Like many people, I came to Ellroy through the movie of L.A. Confidential. I was blown away when I saw it, and swiftly started working my way through his entire back catalogue. Some of his earlier books were very rough around the edges, and he took his curt writing style a bit TOO minimal for my liking in some of his later work, but those classics in the middle... damn, they were great! I loved the speed at which the stories moved, the darkness they explored, the troubled and often unlikeable yet sympathetic characters at the heart of the plots. He usually pinned a story around two or three main characters, and of course they were mostly set in Los Angeles, a city that he probed just as deeply and beautifully as he probed the psyches of his flawed creations.
I was born in London, and although I've spent most of my life in Ireland, I've always bounced back and forth between the two. In the late 90s and early noughties I started spending more time in London than ever before, because as I started to get paid for my writing, I was able to travel more freely. I felt like I wanted to write a novel that served London as a dark love song, in the same way that Ellroy's novels eulogised L.A. And although I'd written most of my books with one main character at the core, I thought it would be an interesting exercise to take a leaf out of Ellroy's books and cast four flawed, evil men as my narrative foils.
Actually, I guess if London could be classed as a fifth character, this was really a story of six characters -- the sixth being Evil. I've always been fascinated by evil and its workings, and have explored the nature of evil in many of my books. In this one I decided to go further than normal, to look at evil in as many of its distinct and different hues as I could. Thus, each of my four man characters represented a different type of evil -- a gangster who is a decent guy in many ways but who will commit terrible acts as part of his job; a nice, easy-going guy who will happily sell drugs that destroy lives, caring only about the money he makes; a thug who is full of rage and fear, who lashes out and kills to feed his dark urges; and a dangerously obsessed man who feeds on a lurid perversion and will sacrifice everything in pursuit of it.
Each character came together with speed and ease. I often find that the dark, troubled characters are the easiest to write about, and this was a book full of villains who would have been the key bogeyman in any other novel -- there were others in addition to the four I mostly focused on, such as the fallen priest and the mob boss who wanted to go straight.
The only real difficulty I had with the book was pulling back from the darkness over the course of the rewrites and edits. The first few drafts were even darker than the finished book. I gave my cast more leeway, wrote about their dark acts in greater detail, took the hypothetical readers closely and intimately into their warped worlds. That's something that I often have to do when writing about extreme characters -- to fully get under their skin, I have to go with their dark whims. It sometimes takes me into very uncomfortable zones, places where I know most readers won't want to follow. The task is then to whittle the story down, to draw back at times rather than always follow. It's not about watering down the darkness, but making it more palatable. I wanted these to be nightmarish creations, but not so repulsive that they drove readers away.

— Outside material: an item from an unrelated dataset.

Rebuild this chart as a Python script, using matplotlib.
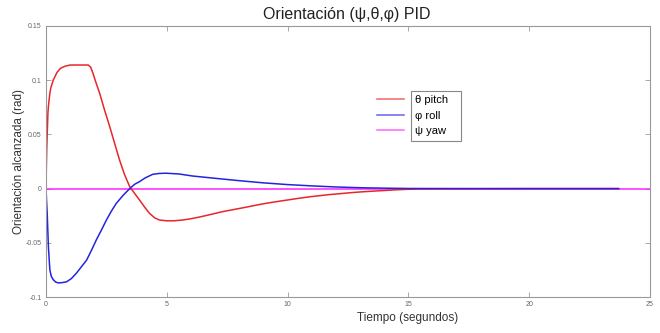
import matplotlib
matplotlib.use("Agg")
import matplotlib.pyplot as plt
from matplotlib.patches import Rectangle

plt.rcParams['font.family'] = ['Liberation Sans', 'DejaVu Sans']

# pitch (theta), time in s, angle in rad
t_pitch = [0, 0.01, 0.03, 0.05, 0.08, 0.1, 0.16, 0.2, 0.3, 0.45, 0.6, 0.8, 1.0,
           1.3, 1.6, 1.75, 1.85, 1.95, 2.05, 2.22, 2.43, 2.64, 2.85, 3.05, 3.25,
           3.46, 3.67, 3.87, 4.08, 4.28, 4.5, 4.7, 5.0, 5.3, 5.65, 6.0, 6.4,
           6.85, 7.3, 7.75, 8.2, 8.65, 9.1, 9.55, 10.0, 10.45, 10.9, 11.3, 11.7,
           12.2, 12.7, 13.2, 13.8, 14.6, 15.4, 20.0, 23.7]
v_pitch = [0, 0.015, 0.036, 0.050, 0.070, 0.076, 0.088, 0.093, 0.100, 0.107,
           0.111, 0.113, 0.114, 0.114, 0.114, 0.114, 0.112, 0.106, 0.099, 0.088,
           0.072, 0.057, 0.041, 0.026, 0.013, 0.002, -0.0045, -0.0105, -0.017,
           -0.0228, -0.027, -0.029, -0.0297, -0.0297, -0.029, -0.0278, -0.026,
           -0.0237, -0.0213, -0.0194, -0.0175, -0.0155, -0.0136, -0.012, -0.0105,
           -0.009, -0.0076, -0.0066, -0.0056, -0.0046, -0.0036, -0.0028, -0.002,
           -0.001, -0.0003, 0, 0]

# roll (phi)
t_roll = [0, 0.02, 0.05, 0.1, 0.16, 0.22, 0.3, 0.4, 0.51, 0.65, 0.85, 1.05,
          1.26, 1.47, 1.68, 1.88, 2.09, 2.3, 2.5, 2.7, 2.91, 3.2, 3.48, 3.67,
          3.87, 4.1, 4.42, 4.7, 4.97, 5.5, 6.07, 7.0, 8.0, 9.0, 10.0, 11.0,
          12.0, 13.0, 14.0, 15.0, 20.0, 23.7]
v_roll = [0, -0.010, -0.023, -0.054, -0.075, -0.081, -0.084, -0.0862, -0.087,
          -0.0868, -0.086, -0.083, -0.078, -0.072, -0.066, -0.057, -0.047,
          -0.038, -0.029, -0.021, -0.0136, -0.006, 0.0003, 0.004, 0.0064,
          0.0098, 0.0132, 0.014, 0.0142, 0.0135, 0.0116, 0.0095, 0.0073, 0.0053,
          0.0037, 0.0025, 0.0015, 0.0008, 0.0004, 0.0001, 0, 0]

# yaw (psi)
t_yaw = [0, 25]
v_yaw = [0, 0]

x_ticks = [0, 5, 10, 15, 20, 25]
y_ticks = [-0.1, -0.05, 0, 0.05, 0.1, 0.15]
y_tick_labels = ['-0.1', '-0.05', '0', '0.05', '0.1', '0.15']

fig = plt.figure(figsize=(6.6, 3.33), dpi=100)
ax = fig.add_axes([46 / 660, 1 - 297 / 333, 604 / 660, 271 / 333])

l1, = ax.plot(t_pitch, v_pitch, color='#e8262a', lw=1.1, label='θ pitch')
l2, = ax.plot(t_roll, v_roll, color='#2424e0', lw=1.1, label='φ roll')
l3, = ax.plot(t_yaw, v_yaw, color='#ff22ff', lw=1.1, label='ψ yaw', zorder=1.9)

ax.set_xlim(0, 25)
ax.set_ylim(-0.1, 0.15)
ax.set_xticks(x_ticks)
ax.set_xticklabels([str(v) for v in x_ticks])
ax.set_yticks(y_ticks)
ax.set_yticklabels(y_tick_labels)
ax.tick_params(direction='in', length=3.5, width=0.6, colors='#999999',
               labelcolor='#666666', labelsize=5, top=True, right=True, pad=3)
for sp in ax.spines.values():
    sp.set_color('#999999')
    sp.set_linewidth(0.8)

fig.text(347 / 660, 1 - 15 / 333, 'Orientación (ψ,θ,φ) PID', fontsize=11.5,
         ha='center', va='center', color='#222222')
fig.text(408 / 660, 1 - 318 / 333, 'Tiempo (segundos)', fontsize=8.5,
         ha='center', va='center', color='#333333')
fig.text(19 / 660, 1 - 162 / 333, 'Orientación alcanzada (rad)', fontsize=8.5,
         ha='center', va='center', rotation=90, color='#333333')

leg = ax.legend(handles=[l1, l2, l3], loc='upper left', frameon=False,
                bbox_to_anchor=(377 / 660, 1 - 95 / 333),
                bbox_transform=fig.transFigure, borderpad=0, borderaxespad=0,
                fontsize=8, handlelength=2.4, handletextpad=1.0,
                labelspacing=0.5)
for h in leg.get_lines():
    h.set_alpha(0.7)
fig.patches.append(Rectangle((411 / 660, 1 - 141 / 333), 50 / 660, 50 / 333,
                             transform=fig.transFigure, fill=False,
                             edgecolor='#888888', lw=0.8))

fig.savefig('out.png', dpi=100, facecolor='white')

I based most of the book around the southeast of London, around landmarks and streets that I had explored as a child and later as an adult -- in many ways, even though the story has nothing to do with my life, this is my most personal and autobiographical work. I'd lived in an area called The Elephant And Castle, and stayed there when I was an university, so that featured heavily in the book. I had a great-aunt called Nora, who lived on Long Lane close to Tower Bridge and London Bridge, and I used to stay with her when I'd visit London in the late 90s and early noughties, so those areas fed into it too. The church where the foul Fr Sebastian lives was modeled after the English Martyrs church, which was my family's local church when they lived in the area -- my parents were married there and I was baptised there. The lab where the imprisoned Dr Phials works was based on a garage in a cul-de-sac a row or two along from Walworth Avenue, which is where my grandparents lived and where I stayed when I went to university. And so on, and so on.

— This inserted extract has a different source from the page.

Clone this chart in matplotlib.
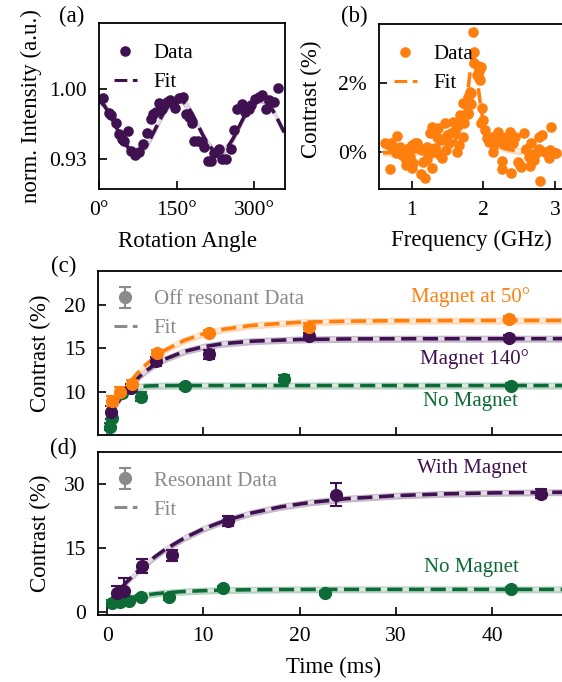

A few of the characters were named after (but not based upon) real people too. The vile Kevin was named after a cousin of mine. And the taxi driver who appears late in the book, Dave English, was named after my taxi driver friend who has popped up in more than one of my novels -- if I come to a scene that requires a cabbie, I usually name him after Dave!

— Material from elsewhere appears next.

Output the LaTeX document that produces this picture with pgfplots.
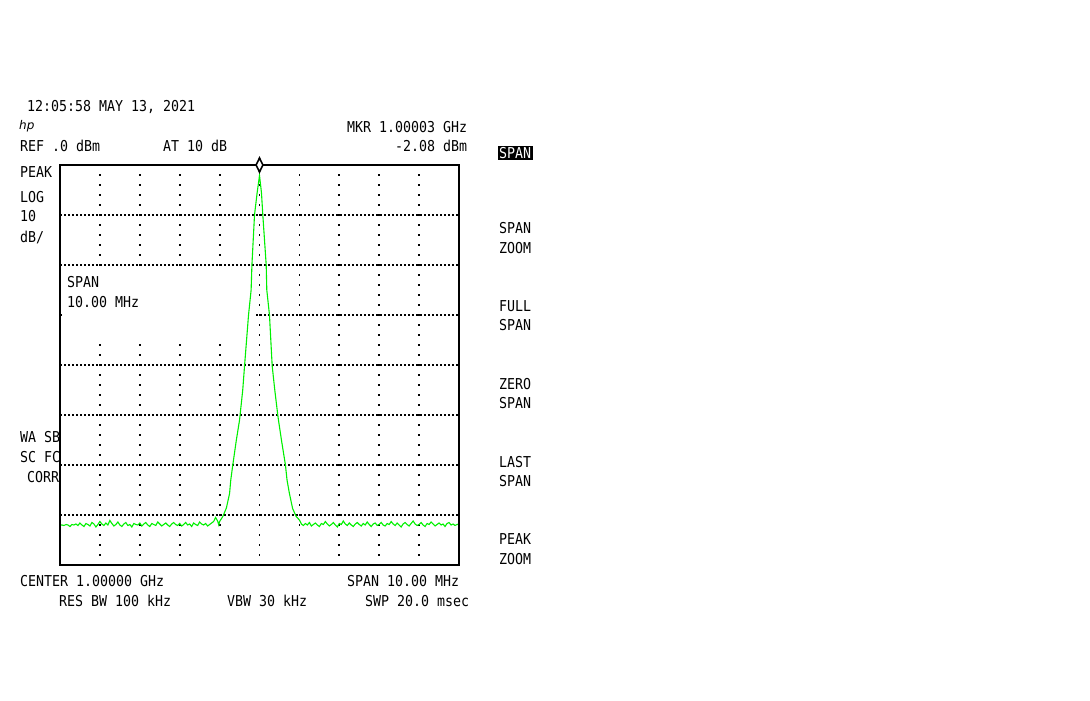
\documentclass[border=0pt]{standalone}
\usepackage{pgfplots}
\pgfplotsset{compat=1.18}
\usepackage{fontspec}
\setmainfont{DejaVu Sans Mono}
\newfontfamily\hpf[FakeStretch=0.886]{DejaVu Sans Mono}
\newfontfamily\logof{DejaVu Sans}
\definecolor{trace}{RGB}{0,240,0}
\tikzset{lbl/.style={anchor=base west, inner sep=0pt, outer sep=0pt, font=\hpf\fontsize{15bp}{18bp}\selectfont}}
\begin{document}
\begin{tikzpicture}
\useasboundingbox (0,0) rectangle (1090bp,701bp);
\begin{axis}[
  at={(60bp,136bp)}, anchor=south west,
  width=399bp, height=400bp, scale only axis,
  xmin=995, xmax=1005, ymin=-80, ymax=0,
  xtick={996,997,998,999,1000,1001,1002,1003,1004},
  ytick={-70,-60,-50,-40,-30,-20,-10},
  xticklabels={}, yticklabels={},
  major tick length=0pt,
  axis line style={draw=none},
  grid=major,
  x grid style={line width=1.8bp, black, dash pattern=on 1.8bp off 8.2bp, dash phase=0.9bp},
  y grid style={line width=1.5bp, black, dash pattern=on 1.5bp off 2.5bp},
  clip=false,
]
\fill[white] (axis cs:995.04,-20.4) rectangle (axis cs:999.92,-35.4);
\addplot[trace, line width=1.1bp, sharp plot, mark=none] coordinates {
(995.00,-72.0) (995.05,-72.0) (995.10,-72.1) (995.15,-71.9) (995.20,-72.0)
(995.25,-72.3) (995.30,-71.9) (995.35,-72.0) (995.40,-71.8) (995.45,-72.1)
(995.50,-71.6) (995.55,-72.0) (995.60,-72.3) (995.65,-71.7) (995.70,-71.9)
(995.75,-72.2) (995.80,-71.5) (995.85,-71.8) (995.90,-72.4) (995.95,-71.9)
(996.00,-71.3) (996.05,-71.8) (996.10,-72.1) (996.15,-71.6) (996.20,-72.0)
(996.25,-71.1) (996.30,-71.7) (996.35,-72.2) (996.40,-71.9) (996.45,-71.4)
(996.50,-72.0) (996.55,-72.3) (996.60,-71.8) (996.65,-71.5) (996.70,-72.1)
(996.75,-71.9) (996.80,-72.4) (996.85,-71.7) (996.90,-71.9) (996.95,-72.0)
(997.00,-71.6) (997.05,-72.2) (997.10,-71.8) (997.15,-71.5) (997.20,-72.0)
(997.25,-72.3) (997.30,-71.7) (997.35,-71.9) (997.40,-72.1) (997.45,-71.4)
(997.50,-71.8) (997.55,-72.2) (997.60,-71.9) (997.65,-71.6) (997.70,-72.0)
(997.75,-72.3) (997.80,-71.8) (997.85,-71.5) (997.90,-71.9) (997.95,-72.1)
(998.00,-71.7) (998.05,-72.2) (998.10,-71.9) (998.15,-71.5) (998.20,-72.0)
(998.25,-71.8) (998.30,-72.3) (998.35,-71.6) (998.40,-71.9) (998.45,-72.1)
(998.50,-71.4) (998.55,-71.8) (998.60,-72.0) (998.65,-71.7) (998.70,-72.2)
(998.75,-71.9) (998.80,-71.6) (998.85,-71.3) (998.90,-70.5) (998.95,-71.2)
(998.98,-72.0) (999.00,-71.3) (999.08,-70.3) (999.17,-68.6) (999.25,-65.7)
(999.28,-63.0) (999.33,-60.0) (999.42,-55.0) (999.50,-51.0) (999.58,-45.0)
(999.625,-40.2) (999.725,-30.0) (999.79,-25.0) (999.81,-20.0) (999.875,-10.0)
(999.94,-5.6) (1000.00,-2.1) (1000.05,-5.6) (1000.083,-10.0) (1000.168,-20.0)
(1000.183,-25.0) (1000.25,-30.0) (1000.318,-40.2) (1000.383,-45.0) (1000.458,-50.0)
(1000.475,-51.0) (1000.55,-55.0) (1000.65,-60.0) (1000.69,-63.0) (1000.75,-65.7)
(1000.83,-68.7) (1000.92,-70.3) (1001.00,-71.0)
(1001.05,-71.8) (1001.10,-72.1) (1001.15,-71.7) (1001.20,-72.0) (1001.25,-71.5)
(1001.30,-72.2) (1001.35,-71.9) (1001.40,-71.6) (1001.45,-72.0) (1001.50,-72.3)
(1001.55,-71.7) (1001.60,-71.9) (1001.65,-71.3) (1001.70,-71.8) (1001.75,-72.2)
(1001.80,-71.9) (1001.85,-71.5) (1001.90,-72.0) (1001.95,-72.4) (1002.00,-71.7)
(1002.05,-71.9) (1002.10,-71.2) (1002.15,-71.8) (1002.20,-72.1) (1002.25,-71.6)
(1002.30,-72.0) (1002.35,-72.3) (1002.40,-71.8) (1002.45,-71.5) (1002.50,-71.9)
(1002.55,-72.2) (1002.60,-71.7) (1002.65,-72.0) (1002.70,-71.4) (1002.75,-71.9)
(1002.80,-72.3) (1002.85,-71.8) (1002.90,-71.6) (1002.95,-72.1) (1003.00,-71.9)
(1003.05,-71.5) (1003.10,-72.0) (1003.15,-72.2) (1003.20,-71.7) (1003.25,-71.9)
(1003.30,-71.3) (1003.35,-71.8) (1003.40,-72.1) (1003.45,-71.6) (1003.50,-72.0)
(1003.55,-72.4) (1003.60,-71.8) (1003.65,-71.5) (1003.70,-71.9) (1003.75,-72.2)
(1003.80,-71.7) (1003.85,-71.2) (1003.90,-71.8) (1003.95,-72.1) (1004.00,-71.9)
(1004.05,-71.5) (1004.10,-72.0) (1004.15,-72.3) (1004.20,-71.7) (1004.25,-71.9)
(1004.30,-71.4) (1004.35,-71.8) (1004.40,-72.2) (1004.45,-71.9) (1004.50,-71.6)
(1004.55,-72.0) (1004.60,-71.8) (1004.65,-72.3) (1004.70,-71.7) (1004.75,-71.5)
(1004.80,-72.0) (1004.85,-71.8) (1004.90,-72.1) (1004.95,-71.9) (1005.00,-71.8)
};
\draw[black, line width=1.3bp] (rel axis cs:0,0) rectangle (rel axis cs:1,1);
\draw[black, line width=2.7bp] (rel axis cs:0,0) -- (rel axis cs:1,0);
\draw[black, line width=2.7bp] (rel axis cs:0,1) -- (rel axis cs:1,1);
\addplot[only marks, mark=diamond*, mark size=7bp, mark options={fill=white, draw=black, line width=1.6bp, xscale=0.65}] coordinates {(1000.0,0)};
\end{axis}
% header
\node[lbl] at (27bp,589.5bp) {12:05:58 MAY 13, 2021};
\node[anchor=base west, inner sep=0pt, font=\logof\itshape\fontsize{12bp}{12bp}\selectfont] at (19bp,571bp) {hp};
\node[lbl] at (347bp,568.5bp) {MKR 1.00003 GHz};
\node[lbl] at (20bp,549.5bp) {REF .0 dBm};
\node[lbl] at (163bp,549.5bp) {AT 10 dB};
\node[lbl] at (395bp,549.5bp) {-2.08 dBm};
% left column
\node[lbl] at (20bp,523.5bp) {PEAK};
\node[lbl] at (20bp,498.5bp) {LOG};
\node[lbl] at (20bp,479.5bp) {10};
\node[lbl] at (20bp,458.5bp) {dB/};
\node[lbl] at (67bp,413bp) {SPAN};
\node[lbl] at (67bp,393bp) {10.00 MHz};
\node[lbl] at (20bp,258bp) {WA SB};
\node[lbl] at (20bp,238.5bp) {SC FC};
\node[lbl] at (27bp,218.5bp) {CORR};
% bottom
\node[lbl] at (20bp,114.5bp) {CENTER 1.00000 GHz};
\node[lbl] at (347bp,114.5bp) {SPAN 10.00 MHz};
\node[lbl] at (59bp,94.5bp) {RES BW 100 kHz};
\node[lbl] at (227bp,94.5bp) {VBW 30 kHz};
\node[lbl] at (365bp,94.5bp) {SWP 20.0 msec};
% softkey menu
\node[lbl, fill=black, text=white, inner sep=1.5bp] at (497.5bp,542.5bp) {SPAN};
\node[lbl] at (499bp,467.5bp) {SPAN};
\node[lbl] at (499bp,447.5bp) {ZOOM};
\node[lbl] at (499bp,389.5bp) {FULL};
\node[lbl] at (499bp,370bp) {SPAN};
\node[lbl] at (499bp,311.5bp) {ZERO};
\node[lbl] at (499bp,292.5bp) {SPAN};
\node[lbl] at (499bp,233.5bp) {LAST};
\node[lbl] at (499bp,214.5bp) {SPAN};
\node[lbl] at (499bp,156.5bp) {PEAK};
\node[lbl] at (499bp,136.5bp) {ZOOM};
\end{tikzpicture}
\end{document}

There's no denying that The Evil And The Pure is a dark, troubling book, but I hope I layered it with enough light and purity at the same time to render it an enjoyable read too -- ultimately it IS a story about good triumphing over evil, and shows that in even the bleakest of environments, there's always hope. I have to admit that this is a book of 99% evil and 1% pure, but that 1% is enough for light to win out over darkness in the end. I like to think it always will be.